Le jour même de ma prise de responsabilité comme responsable du Centre de promotion familiale à Noisy-le-Grand (France)1, le feu s’est déclaré dans le logement d’une famille en grande difficulté. Je me suis retrouvé sur le lieu du drame en présence du Maire adjoint de la ville, des pompiers et d’habitants préoccupés par la situation. Le père de famille qui était seul dans le logement à ce moment-là, fut emmené d’urgence à l’hôpital et nous attendions le retour de la maman et de ses enfants. Le papa au chômage et sous l’effet de la prise d’alcool et de drogue avait mis le feu à son appartement. La maman et ses enfants à leur retour étaient à la fois désespérés mais pas surpris de ce qui était arrivé.
La nécessité d’une vie partagée
Je prenais alors conscience de la responsabilité que j’avais accepté de prendre. Où puiser la force pour être porteur d’espérance là où se trouve le désespoir ? Comment être instrument de paix face à la violence que produit la misère ? J’étais d’emblée entraîné sur le terrain du sens de l’existence et de la spiritualité. Ce drame et ceux que j’allais être amené à vivre par la suite me révélèrent une fois de plus à quel point la misère détruit l’être humain et peut le conduire à une autodestruction, fruit d’humiliations répétées, d’une non-reconnaissance, de la culpabilisation et du manque d’estime de soi. Une question fondamentale pour moi était et est encore : « Qui suis-je face à ces familles tant maltraitées par la misère ? Qu’attendent-elles de moi et qu’attendent-elles de l’équipe de volontaires, alliés et professionnels présents dans ce lieu ?».
En réfléchissant à cette question avec mes compagnons d’équipe en premier lieu et en s’appuyant sur la pensée du père Joseph Wresinski, il était clair que ce que nous cherchions était de faire communauté avec les familles de ce quartier. Nous ne voulions pas être perçus comme une équipe de professionnels de l’action médico-sociale face à des familles en difficulté. Ces familles souffraient déjà tant du contrôle social, d’un regard qui méprise, qui juge, des « bons conseils » qu’elles ne supportent plus d’entendre, que nous ne voulions pas entrer dans ce type de relation avec elles. Faire société avec ces familles rejetées, habiter le même quartier, nous engager avec elles, nous acharner à vouloir apprendre d’elles et parfois recevoir des critiques pour notre choix inconditionnel d’être à leur côté, fut notre façon de combattre la violence dont elles souffraient. Nous voulions avant tout construire une communauté au moyen d’une vie partagée intense : temps de fête, de chantier, de vacances, projets culturels et artistiques tant pour les enfants que pour les adultes permettant aux uns et aux autres de révéler leur humanité profonde, de pouvoir être fiers de leur identité et de se rencontrer sur l’essentiel.
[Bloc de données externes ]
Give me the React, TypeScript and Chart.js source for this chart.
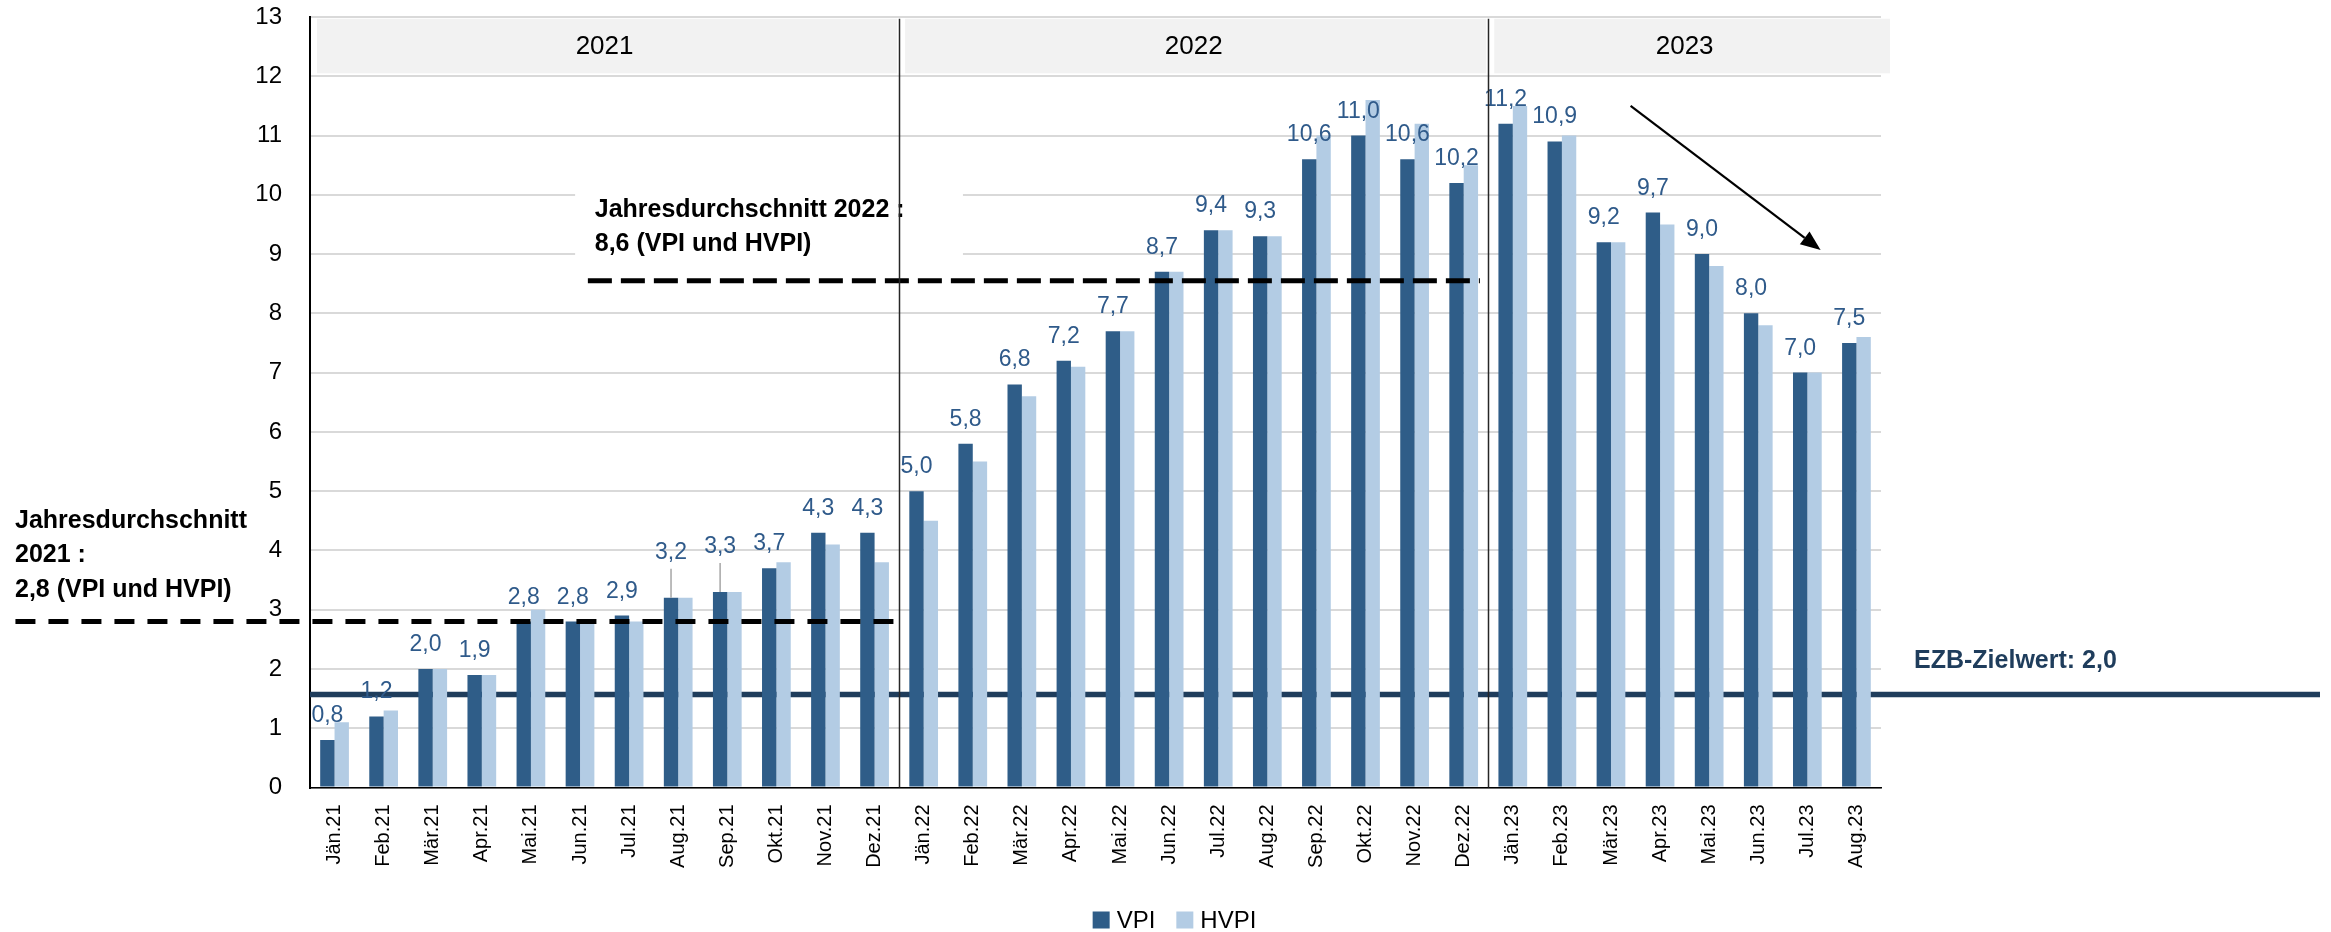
import React, { useEffect, useRef } from "react";
import { Chart, registerables } from "chart.js";

Chart.register(...registerables);

// ---------- data ----------
const categories = [
  "Jän.21", "Feb.21", "Mär.21", "Apr.21", "Mai.21", "Jun.21", "Jul.21", "Aug.21", "Sep.21", "Okt.21", "Nov.21", "Dez.21",
  "Jän.22", "Feb.22", "Mär.22", "Apr.22", "Mai.22", "Jun.22", "Jul.22", "Aug.22", "Sep.22", "Okt.22", "Nov.22", "Dez.22",
  "Jän.23", "Feb.23", "Mär.23", "Apr.23", "Mai.23", "Jun.23", "Jul.23", "Aug.23",
];
const vpi = [
  0.8, 1.2, 2.0, 1.9, 2.8, 2.8, 2.9, 3.2, 3.3, 3.7, 4.3, 4.3,
  5.0, 5.8, 6.8, 7.2, 7.7, 8.7, 9.4, 9.3, 10.6, 11.0, 10.6, 10.2,
  11.2, 10.9, 9.2, 9.7, 9.0, 8.0, 7.0, 7.5,
];
const hvpi = [
  1.1, 1.3, 2.0, 1.9, 3.0, 2.8, 2.8, 3.2, 3.3, 3.8, 4.1, 3.8,
  4.5, 5.5, 6.6, 7.1, 7.7, 8.7, 9.4, 9.3, 11.0, 11.6, 11.2, 10.5,
  11.5, 11.0, 9.2, 9.5, 8.8, 7.8, 7.0, 7.6,
];
const seriesNames = ["VPI", "HVPI"];
const years = ["2021", "2022", "2023"];
const yearFirstIndex = [0, 12, 24];
const yMin = 0;
const yMax = 13;
const yStep = 1;
const avg2021 = 2.8;
const avg2022 = 8.55; // shown as 8,6
const avg2021Text = ["Jahresdurchschnitt", "2021 :", "2,8 (VPI und HVPI)"];
const avg2022Text = ["Jahresdurchschnitt 2022 :", "8,6 (VPI und HVPI)"];
const ezbLevel = 1.57; // where the target line is drawn
const ezbText = "EZB-Zielwert: 2,0";
const liftedLabels = [7, 8]; // Aug.21, Sep.21 labels with leader lines
const arrowFrom = [26.4, 11.5]; // [category index, value]
const arrowTo = [30.27, 9.07];

// ---------- styles ----------
const FONT = "'Liberation Sans', Arial, sans-serif";
const DARK = "#2f5d88";
const LIGHT = "#b3cce4";
const LABEL = "#2f5a8a";
const NAVY = "#1f3d5c";

const fmt = (v: number) => v.toFixed(1).replace(".", ",");

const overlay = {
  id: "overlay",
  beforeDatasetsDraw(chart: any) {
    const { ctx, chartArea, scales } = chart;
    const x = scales.x;
    const y = scales.y;
    const b = (i: number) => x.getPixelForValue(i - 0.5);
    ctx.save();
    // year header bands
    const bandTop = y.getPixelForValue(12.97);
    const bandBot = y.getPixelForValue(12.05);
    ctx.fillStyle = "#f2f2f2";
    for (let k = 0; k < years.length; k++) {
      const s = yearFirstIndex[k];
      const e = k + 1 < years.length ? yearFirstIndex[k + 1] : categories.length;
      const left = b(s) + (k === 0 ? 7 : 6);
      const right = k + 1 < years.length ? b(e) - 2 : chartArea.right + 9;
      ctx.fillRect(left, bandTop, right - left, bandBot - bandTop);
    }
    // white text box behind 2022 annotation
    ctx.fillStyle = "#ffffff";
    const bx1 = x.getPixelForValue(4.9);
    const bx2 = x.getPixelForValue(12.8);
    const by1 = y.getPixelForValue(10.34);
    const by2 = y.getPixelForValue(8.77);
    ctx.fillRect(bx1, by1, bx2 - bx1, by2 - by1);
    // EZB line (behind bars)
    const ey = y.getPixelForValue(ezbLevel);
    ctx.strokeStyle = NAVY;
    ctx.lineWidth = 5.5;
    ctx.beginPath();
    ctx.moveTo(chartArea.left, ey);
    ctx.lineTo(chart.width - 11, ey);
    ctx.stroke();
    ctx.restore();
  },
  afterDatasetsDraw(chart: any) {
    const { ctx, chartArea, scales } = chart;
    const x = scales.x;
    const y = scales.y;
    const b = (i: number) => x.getPixelForValue(i - 0.5);
    ctx.save();

    // data labels (VPI)
    const meta = chart.getDatasetMeta(0);
    ctx.font = `23px ${FONT}`;
    ctx.textAlign = "center";
    ctx.textBaseline = "alphabetic";
    meta.data.forEach((bar: any, i: number) => {
      const lifted = liftedLabels.includes(i);
      const lift = lifted ? 21 : 0;
      const base = bar.y - 18 - lift;
      if (lifted) {
        ctx.strokeStyle = "#a6a6a6";
        ctx.lineWidth = 1.5;
        ctx.beginPath();
        ctx.moveTo(bar.x, base + 10);
        ctx.lineTo(bar.x, bar.y);
        ctx.stroke();
      }
      ctx.fillStyle = LABEL;
      ctx.fillText(fmt(vpi[i]), bar.x, base);
    });

    // year labels
    ctx.fillStyle = "#000";
    ctx.font = `26px ${FONT}`;
    ctx.textBaseline = "middle";
    const yMid = y.getPixelForValue(12.5);
    for (let k = 0; k < years.length; k++) {
      const s = yearFirstIndex[k];
      const e = k + 1 < years.length ? yearFirstIndex[k + 1] : categories.length;
      ctx.fillText(years[k], (b(s) + b(e)) / 2, yMid);
    }

    // dashed averages
    ctx.strokeStyle = "#000";
    ctx.lineWidth = 5;
    ctx.setLineDash([20, 13]);
    const a1 = y.getPixelForValue(avg2021);
    ctx.beginPath();
    ctx.moveTo(x.getPixelForValue(-6.5), a1);
    ctx.lineTo(x.getPixelForValue(11.56), a1);
    ctx.stroke();
    ctx.setLineDash([24, 9]);
    const a2 = y.getPixelForValue(avg2022);
    ctx.beginPath();
    ctx.moveTo(x.getPixelForValue(5.16), a2);
    ctx.lineTo(x.getPixelForValue(23.33), a2);
    ctx.stroke();
    ctx.setLineDash([]);

    // annotation texts
    ctx.fillStyle = "#000";
    ctx.font = `bold 25px ${FONT}`;
    ctx.textAlign = "left";
    ctx.textBaseline = "alphabetic";
    const lh = 34.5;
    avg2021Text.forEach((t, k) => {
      ctx.fillText(t, 15, a1 - 25 - lh * (avg2021Text.length - 1 - k));
    });
    const t2x = x.getPixelForValue(5.3);
    const t2y = y.getPixelForValue(9.63);
    avg2022Text.forEach((t, k) => {
      ctx.fillText(t, t2x, t2y + 34 * k);
    });

    // year separators
    ctx.strokeStyle = "#262626";
    ctx.lineWidth = 1.5;
    const sepTop = y.getPixelForValue(12.97);
    [yearFirstIndex[1], yearFirstIndex[2]].forEach((i) => {
      const px = Math.round(b(i)) + 0.5;
      ctx.beginPath();
      ctx.moveTo(px, sepTop);
      ctx.lineTo(px, chartArea.bottom);
      ctx.stroke();
    });

    // arrow
    const ax1 = x.getPixelForValue(arrowFrom[0]);
    const ay1 = y.getPixelForValue(arrowFrom[1]);
    const ax2 = x.getPixelForValue(arrowTo[0]);
    const ay2 = y.getPixelForValue(arrowTo[1]);
    const ang = Math.atan2(ay2 - ay1, ax2 - ax1);
    const headLen = 20;
    const headW = 8;
    const hx = ax2 - headLen * Math.cos(ang);
    const hy = ay2 - headLen * Math.sin(ang);
    ctx.strokeStyle = "#000";
    ctx.lineWidth = 2.2;
    ctx.beginPath();
    ctx.moveTo(ax1, ay1);
    ctx.lineTo(hx, hy);
    ctx.stroke();
    ctx.fillStyle = "#000";
    ctx.beginPath();
    ctx.moveTo(ax2, ay2);
    ctx.lineTo(hx + headW * Math.sin(ang), hy - headW * Math.cos(ang));
    ctx.lineTo(hx - headW * Math.sin(ang), hy + headW * Math.cos(ang));
    ctx.closePath();
    ctx.fill();

    // EZB text
    ctx.fillStyle = NAVY;
    ctx.font = `bold 25px ${FONT}`;
    ctx.textAlign = "left";
    ctx.fillText(ezbText, chartArea.right + 33, y.getPixelForValue(ezbLevel) - 26);

    // legend
    ctx.font = `24px ${FONT}`;
    ctx.textBaseline = "middle";
    const colors = [DARK, LIGHT];
    const sq = 17;
    const gapIn = 7;
    const gapOut = 21;
    const widths = seriesNames.map((n) => ctx.measureText(n).width);
    const total = widths.reduce((s, w) => s + sq + gapIn + w, 0) + gapOut * (seriesNames.length - 1);
    let lx = chart.width / 2 + 9 - total / 2;
    const ly = 920;
    seriesNames.forEach((n, k) => {
      ctx.fillStyle = colors[k];
      ctx.fillRect(lx, ly - sq / 2, sq, sq);
      ctx.fillStyle = "#000";
      ctx.fillText(n, lx + sq + gapIn, ly + 1);
      lx += sq + gapIn + widths[k] + gapOut;
    });

    ctx.restore();
  },
};

export default function App() {
  const ref = useRef<HTMLCanvasElement | null>(null);
  useEffect(() => {
    document.body.style.margin = "0";
    document.body.style.overflow = "hidden";
    const canvas = ref.current;
    if (!canvas) return;
    const chart = new Chart(canvas, {
      type: "bar",
      data: {
        labels: categories,
        datasets: [
          { label: seriesNames[0], data: vpi, backgroundColor: DARK, borderWidth: 0 },
          { label: seriesNames[1], data: hvpi, backgroundColor: LIGHT, borderWidth: 0 },
        ],
      },
      options: {
        responsive: false,
        animation: false,
        devicePixelRatio: 1,
        datasets: { bar: { categoryPercentage: 0.585, barPercentage: 1.0 } },
        layout: { padding: { left: 0, right: 450, top: 17, bottom: 0 } },
        plugins: { legend: { display: false }, tooltip: { enabled: false } },
        scales: {
          x: {
            grid: { display: false, drawTicks: false },
            border: { display: true, color: "#000", width: 1.5 },
            ticks: {
              autoSkip: false,
              minRotation: 90,
              maxRotation: 90,
              padding: 17,
              color: "#000",
              font: { family: FONT, size: 20 },
            },
            afterFit: (s: any) => {
              s.height = 144.5;
            },
          },
          y: {
            min: yMin,
            max: yMax,
            ticks: { stepSize: yStep, padding: 0, color: "#000", font: { family: FONT, size: 24 } },
            grid: {
              color: "#d9d9d9",
              lineWidth: 2,
              drawTicks: true,
              tickLength: 28,
              tickColor: "rgba(0,0,0,0)",
            },
            border: { color: "#000", width: 2 },
            afterFit: (s: any) => {
              s.width = 310;
            },
          },
        },
      },
      plugins: [overlay],
    } as any);
    return () => chart.destroy();
  }, []);
  return (
    <div style={{ width: 2331, height: 932, background: "#fff" }}>
      <canvas ref={ref} width={2331} height={932} style={{ display: "block", width: 2331, height: 932 }} />
    </div>
  );
}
Cela ne peut pas se réaliser si dans le même temps, l’équipe ne travaille pas sans cesse son unité dans la tendresse parce que la misère, et le sentiment d’échec et d’insécurité qu’elle provoque crée la division et le chaos.
L’estime réciproque
Les conflits sont inévitables et il ne faut pas les éviter mais au contraire s’y arrêter car ils révèlent des tensions nécessaires entre des options, des visions, des points de vue, des logiques ou des positionnements différents qui existent dans la société. Les moments de crise nous rendent plus forts si nous n’avons pas peur de les analyser et de les résoudre ensemble. C’est d’ailleurs ce à quoi nous invite la démarche de croisement des savoirs dans laquelle nous sommes.
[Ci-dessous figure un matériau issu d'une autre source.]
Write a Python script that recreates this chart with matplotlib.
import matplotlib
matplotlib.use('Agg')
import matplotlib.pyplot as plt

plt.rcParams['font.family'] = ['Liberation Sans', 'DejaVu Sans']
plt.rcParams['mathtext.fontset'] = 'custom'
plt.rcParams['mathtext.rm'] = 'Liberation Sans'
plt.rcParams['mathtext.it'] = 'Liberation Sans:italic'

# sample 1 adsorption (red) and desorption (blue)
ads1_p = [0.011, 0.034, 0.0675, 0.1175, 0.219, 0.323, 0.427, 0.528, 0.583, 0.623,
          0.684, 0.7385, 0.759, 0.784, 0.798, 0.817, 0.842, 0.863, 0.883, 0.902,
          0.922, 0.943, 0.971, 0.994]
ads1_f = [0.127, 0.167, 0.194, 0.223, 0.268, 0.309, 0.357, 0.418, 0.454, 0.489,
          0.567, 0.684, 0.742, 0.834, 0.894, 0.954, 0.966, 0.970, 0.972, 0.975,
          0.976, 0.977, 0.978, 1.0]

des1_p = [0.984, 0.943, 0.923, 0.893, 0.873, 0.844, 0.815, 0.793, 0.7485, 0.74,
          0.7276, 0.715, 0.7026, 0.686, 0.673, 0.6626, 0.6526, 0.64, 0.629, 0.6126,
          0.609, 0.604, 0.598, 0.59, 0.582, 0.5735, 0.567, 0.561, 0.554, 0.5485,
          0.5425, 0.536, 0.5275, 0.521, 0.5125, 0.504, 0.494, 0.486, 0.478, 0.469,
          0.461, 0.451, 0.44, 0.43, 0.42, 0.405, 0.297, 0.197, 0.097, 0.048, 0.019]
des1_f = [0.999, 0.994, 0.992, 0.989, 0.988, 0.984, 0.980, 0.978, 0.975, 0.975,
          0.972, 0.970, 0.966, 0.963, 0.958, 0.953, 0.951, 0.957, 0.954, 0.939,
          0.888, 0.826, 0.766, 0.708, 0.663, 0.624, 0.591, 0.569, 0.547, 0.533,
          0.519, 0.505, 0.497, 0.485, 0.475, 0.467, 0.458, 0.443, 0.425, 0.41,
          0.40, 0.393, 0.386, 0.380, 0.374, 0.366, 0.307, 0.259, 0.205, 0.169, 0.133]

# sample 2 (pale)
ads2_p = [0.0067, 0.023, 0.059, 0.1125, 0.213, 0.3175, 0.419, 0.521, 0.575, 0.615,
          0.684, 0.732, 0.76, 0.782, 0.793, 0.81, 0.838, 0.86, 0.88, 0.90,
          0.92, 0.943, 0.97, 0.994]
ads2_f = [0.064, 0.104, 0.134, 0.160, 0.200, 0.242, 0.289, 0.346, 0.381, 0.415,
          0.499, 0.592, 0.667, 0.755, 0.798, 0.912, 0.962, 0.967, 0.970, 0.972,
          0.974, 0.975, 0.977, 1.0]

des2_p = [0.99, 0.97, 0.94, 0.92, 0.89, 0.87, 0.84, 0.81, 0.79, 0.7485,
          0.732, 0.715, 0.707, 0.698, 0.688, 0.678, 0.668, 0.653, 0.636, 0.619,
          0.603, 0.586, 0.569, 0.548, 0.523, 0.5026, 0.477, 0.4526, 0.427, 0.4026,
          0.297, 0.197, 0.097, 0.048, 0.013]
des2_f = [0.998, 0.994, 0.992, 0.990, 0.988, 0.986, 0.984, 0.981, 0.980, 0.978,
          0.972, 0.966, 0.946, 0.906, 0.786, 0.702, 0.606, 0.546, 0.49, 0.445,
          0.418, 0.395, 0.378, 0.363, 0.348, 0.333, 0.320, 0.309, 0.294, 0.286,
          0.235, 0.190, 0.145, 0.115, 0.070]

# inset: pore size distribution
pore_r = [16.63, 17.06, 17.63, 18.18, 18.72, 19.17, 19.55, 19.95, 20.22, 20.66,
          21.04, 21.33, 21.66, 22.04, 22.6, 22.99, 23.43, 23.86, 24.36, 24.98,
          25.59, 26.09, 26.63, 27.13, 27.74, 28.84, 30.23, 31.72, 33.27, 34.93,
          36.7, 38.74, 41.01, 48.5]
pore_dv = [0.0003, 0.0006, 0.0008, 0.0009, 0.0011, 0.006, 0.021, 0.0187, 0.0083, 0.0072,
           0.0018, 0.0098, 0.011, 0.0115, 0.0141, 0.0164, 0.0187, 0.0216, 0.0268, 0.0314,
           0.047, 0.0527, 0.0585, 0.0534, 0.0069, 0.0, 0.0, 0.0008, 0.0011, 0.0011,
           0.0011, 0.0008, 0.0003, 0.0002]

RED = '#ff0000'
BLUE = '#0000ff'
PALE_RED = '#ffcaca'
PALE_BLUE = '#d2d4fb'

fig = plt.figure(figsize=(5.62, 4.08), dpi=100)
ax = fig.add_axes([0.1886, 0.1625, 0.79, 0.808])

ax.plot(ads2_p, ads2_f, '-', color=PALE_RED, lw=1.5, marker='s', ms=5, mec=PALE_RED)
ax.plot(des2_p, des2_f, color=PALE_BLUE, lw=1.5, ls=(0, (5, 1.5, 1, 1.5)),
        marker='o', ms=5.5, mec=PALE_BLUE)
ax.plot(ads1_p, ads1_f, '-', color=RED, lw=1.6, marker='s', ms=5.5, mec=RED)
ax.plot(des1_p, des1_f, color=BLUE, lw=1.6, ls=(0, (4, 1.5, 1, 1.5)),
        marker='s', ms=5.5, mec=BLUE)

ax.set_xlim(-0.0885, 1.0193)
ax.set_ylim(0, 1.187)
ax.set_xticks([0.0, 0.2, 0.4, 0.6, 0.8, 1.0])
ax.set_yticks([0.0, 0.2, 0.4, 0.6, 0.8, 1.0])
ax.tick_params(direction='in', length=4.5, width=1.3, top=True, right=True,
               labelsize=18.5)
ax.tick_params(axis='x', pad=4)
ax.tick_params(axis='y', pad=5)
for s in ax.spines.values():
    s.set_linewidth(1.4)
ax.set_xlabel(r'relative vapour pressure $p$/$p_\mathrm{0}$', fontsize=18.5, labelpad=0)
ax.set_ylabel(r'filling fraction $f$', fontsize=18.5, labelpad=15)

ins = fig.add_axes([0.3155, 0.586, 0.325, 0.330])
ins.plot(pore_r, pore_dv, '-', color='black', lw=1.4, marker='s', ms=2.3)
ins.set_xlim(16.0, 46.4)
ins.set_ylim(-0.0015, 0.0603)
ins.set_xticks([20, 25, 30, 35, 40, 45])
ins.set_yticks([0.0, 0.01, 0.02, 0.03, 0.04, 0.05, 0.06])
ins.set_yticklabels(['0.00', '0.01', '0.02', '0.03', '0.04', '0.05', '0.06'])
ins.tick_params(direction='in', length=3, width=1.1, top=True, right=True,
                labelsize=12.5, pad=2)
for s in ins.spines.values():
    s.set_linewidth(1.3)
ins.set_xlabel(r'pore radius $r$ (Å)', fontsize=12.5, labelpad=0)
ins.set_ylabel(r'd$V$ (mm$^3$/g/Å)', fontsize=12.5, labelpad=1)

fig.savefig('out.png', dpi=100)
En Bolivie c’est dans le même esprit de construire une communauté sans exclusion dans une zone d’El Alto (La Paz) qu’a été initié le projet de la Maison de l’amitié qui est un Centre communautaire et culturel de quartier. Nous avons lancé en 2009 le projet d’Université populaire Quart Monde qui s’est révélé très vite répondre à une attente des familles qui disent leur aspiration à se libérer de cette condition d’infériorité, de mépris et de soumission dans laquelle une société a enfermé les plus humbles. On dit souvent en Bolivie que les pauvres souffrent d’un manque d’estime d’eux-mêmes. Il y a des programmes communautaires visant à leur permettre d’acquérir de l’auto-estime ; beaucoup de livres sont écrits à ce sujet et c’est une réalité. Mais on oublie de dire qu’il ne peut pas y avoir d’auto-estime des plus pauvres s’il n’y a pas la manifestation d’une estime pour eux dans leur entourage.